-- Start of Stored data --
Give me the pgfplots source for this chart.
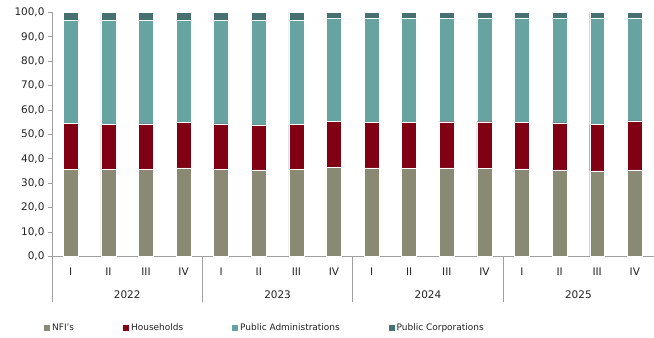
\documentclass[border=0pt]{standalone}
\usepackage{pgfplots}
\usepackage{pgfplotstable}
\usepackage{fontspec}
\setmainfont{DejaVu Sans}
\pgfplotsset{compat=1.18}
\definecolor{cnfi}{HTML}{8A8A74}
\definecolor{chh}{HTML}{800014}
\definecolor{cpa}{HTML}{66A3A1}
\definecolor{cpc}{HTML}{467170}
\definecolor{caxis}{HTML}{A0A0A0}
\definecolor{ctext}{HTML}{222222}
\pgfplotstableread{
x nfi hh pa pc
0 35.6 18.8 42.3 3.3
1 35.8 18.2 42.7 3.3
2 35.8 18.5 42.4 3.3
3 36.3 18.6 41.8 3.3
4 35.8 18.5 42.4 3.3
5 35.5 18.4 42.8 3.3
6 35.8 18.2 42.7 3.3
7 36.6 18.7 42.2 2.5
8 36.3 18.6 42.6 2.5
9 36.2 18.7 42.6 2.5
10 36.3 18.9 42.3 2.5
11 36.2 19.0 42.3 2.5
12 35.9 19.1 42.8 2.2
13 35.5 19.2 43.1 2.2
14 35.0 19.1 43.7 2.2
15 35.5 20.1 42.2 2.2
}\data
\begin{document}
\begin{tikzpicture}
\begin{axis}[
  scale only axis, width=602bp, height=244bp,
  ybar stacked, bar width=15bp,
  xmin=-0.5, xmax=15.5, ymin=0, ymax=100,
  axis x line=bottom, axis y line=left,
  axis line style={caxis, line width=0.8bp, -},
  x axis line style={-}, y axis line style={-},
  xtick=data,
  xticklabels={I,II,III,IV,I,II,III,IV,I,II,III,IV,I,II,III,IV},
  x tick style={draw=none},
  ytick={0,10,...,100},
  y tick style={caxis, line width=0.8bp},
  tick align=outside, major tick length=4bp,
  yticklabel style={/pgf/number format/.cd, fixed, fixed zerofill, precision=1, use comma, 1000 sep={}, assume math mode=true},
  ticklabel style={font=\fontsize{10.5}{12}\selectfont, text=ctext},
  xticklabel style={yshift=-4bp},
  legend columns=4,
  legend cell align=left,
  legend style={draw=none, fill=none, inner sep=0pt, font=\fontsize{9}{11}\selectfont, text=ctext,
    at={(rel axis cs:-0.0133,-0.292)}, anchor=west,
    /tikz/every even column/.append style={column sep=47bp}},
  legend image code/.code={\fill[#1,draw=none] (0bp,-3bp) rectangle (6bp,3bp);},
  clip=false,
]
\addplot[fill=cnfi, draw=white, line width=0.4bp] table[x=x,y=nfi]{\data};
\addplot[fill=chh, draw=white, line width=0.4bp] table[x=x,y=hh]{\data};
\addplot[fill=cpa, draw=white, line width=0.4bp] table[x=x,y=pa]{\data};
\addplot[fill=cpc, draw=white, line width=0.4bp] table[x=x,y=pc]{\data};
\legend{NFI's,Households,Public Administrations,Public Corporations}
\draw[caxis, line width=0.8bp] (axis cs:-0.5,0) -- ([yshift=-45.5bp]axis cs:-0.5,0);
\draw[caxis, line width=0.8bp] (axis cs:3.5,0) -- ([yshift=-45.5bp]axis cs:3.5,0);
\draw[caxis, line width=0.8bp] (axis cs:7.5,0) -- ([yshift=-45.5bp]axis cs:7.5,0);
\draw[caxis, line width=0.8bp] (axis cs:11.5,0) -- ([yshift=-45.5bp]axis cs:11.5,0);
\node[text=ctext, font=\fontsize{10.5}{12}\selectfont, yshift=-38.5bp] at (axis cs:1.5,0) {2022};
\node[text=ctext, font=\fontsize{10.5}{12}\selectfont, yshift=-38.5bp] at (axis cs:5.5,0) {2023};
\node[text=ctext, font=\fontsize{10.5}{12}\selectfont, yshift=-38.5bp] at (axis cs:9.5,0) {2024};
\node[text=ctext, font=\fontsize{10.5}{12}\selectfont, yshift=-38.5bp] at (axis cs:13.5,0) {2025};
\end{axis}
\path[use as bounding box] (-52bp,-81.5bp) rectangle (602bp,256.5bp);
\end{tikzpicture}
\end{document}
-- End of Stored data --
▶ **Task directions**
Write out the material above once more, exactly as it reads, with no pictures.

▶ **Solved problem**
Give me the pgfplots source for this chart.
\documentclass[border=0pt]{standalone}
\usepackage{pgfplots}
\usepackage{pgfplotstable}
\usepackage{fontspec}
\setmainfont{DejaVu Sans}
\pgfplotsset{compat=1.18}
\definecolor{cnfi}{HTML}{8A8A74}
\definecolor{chh}{HTML}{800014}
\definecolor{cpa}{HTML}{66A3A1}
\definecolor{cpc}{HTML}{467170}
\definecolor{caxis}{HTML}{A0A0A0}
\definecolor{ctext}{HTML}{222222}
\pgfplotstableread{
x nfi hh pa pc
0 35.6 18.8 42.3 3.3
1 35.8 18.2 42.7 3.3
2 35.8 18.5 42.4 3.3
3 36.3 18.6 41.8 3.3
4 35.8 18.5 42.4 3.3
5 35.5 18.4 42.8 3.3
6 35.8 18.2 42.7 3.3
7 36.6 18.7 42.2 2.5
8 36.3 18.6 42.6 2.5
9 36.2 18.7 42.6 2.5
10 36.3 18.9 42.3 2.5
11 36.2 19.0 42.3 2.5
12 35.9 19.1 42.8 2.2
13 35.5 19.2 43.1 2.2
14 35.0 19.1 43.7 2.2
15 35.5 20.1 42.2 2.2
}\data
\begin{document}
\begin{tikzpicture}
\begin{axis}[
  scale only axis, width=602bp, height=244bp,
  ybar stacked, bar width=15bp,
  xmin=-0.5, xmax=15.5, ymin=0, ymax=100,
  axis x line=bottom, axis y line=left,
  axis line style={caxis, line width=0.8bp, -},
  x axis line style={-}, y axis line style={-},
  xtick=data,
  xticklabels={I,II,III,IV,I,II,III,IV,I,II,III,IV,I,II,III,IV},
  x tick style={draw=none},
  ytick={0,10,...,100},
  y tick style={caxis, line width=0.8bp},
  tick align=outside, major tick length=4bp,
  yticklabel style={/pgf/number format/.cd, fixed, fixed zerofill, precision=1, use comma, 1000 sep={}, assume math mode=true},
  ticklabel style={font=\fontsize{10.5}{12}\selectfont, text=ctext},
  xticklabel style={yshift=-4bp},
  legend columns=4,
  legend cell align=left,
  legend style={draw=none, fill=none, inner sep=0pt, font=\fontsize{9}{11}\selectfont, text=ctext,
    at={(rel axis cs:-0.0133,-0.292)}, anchor=west,
    /tikz/every even column/.append style={column sep=47bp}},
  legend image code/.code={\fill[#1,draw=none] (0bp,-3bp) rectangle (6bp,3bp);},
  clip=false,
]
\addplot[fill=cnfi, draw=white, line width=0.4bp] table[x=x,y=nfi]{\data};
\addplot[fill=chh, draw=white, line width=0.4bp] table[x=x,y=hh]{\data};
\addplot[fill=cpa, draw=white, line width=0.4bp] table[x=x,y=pa]{\data};
\addplot[fill=cpc, draw=white, line width=0.4bp] table[x=x,y=pc]{\data};
\legend{NFI's,Households,Public Administrations,Public Corporations}
\draw[caxis, line width=0.8bp] (axis cs:-0.5,0) -- ([yshift=-45.5bp]axis cs:-0.5,0);
\draw[caxis, line width=0.8bp] (axis cs:3.5,0) -- ([yshift=-45.5bp]axis cs:3.5,0);
\draw[caxis, line width=0.8bp] (axis cs:7.5,0) -- ([yshift=-45.5bp]axis cs:7.5,0);
\draw[caxis, line width=0.8bp] (axis cs:11.5,0) -- ([yshift=-45.5bp]axis cs:11.5,0);
\node[text=ctext, font=\fontsize{10.5}{12}\selectfont, yshift=-38.5bp] at (axis cs:1.5,0) {2022};
\node[text=ctext, font=\fontsize{10.5}{12}\selectfont, yshift=-38.5bp] at (axis cs:5.5,0) {2023};
\node[text=ctext, font=\fontsize{10.5}{12}\selectfont, yshift=-38.5bp] at (axis cs:9.5,0) {2024};
\node[text=ctext, font=\fontsize{10.5}{12}\selectfont, yshift=-38.5bp] at (axis cs:13.5,0) {2025};
\end{axis}
\path[use as bounding box] (-52bp,-81.5bp) rectangle (602bp,256.5bp);
\end{tikzpicture}
\end{document}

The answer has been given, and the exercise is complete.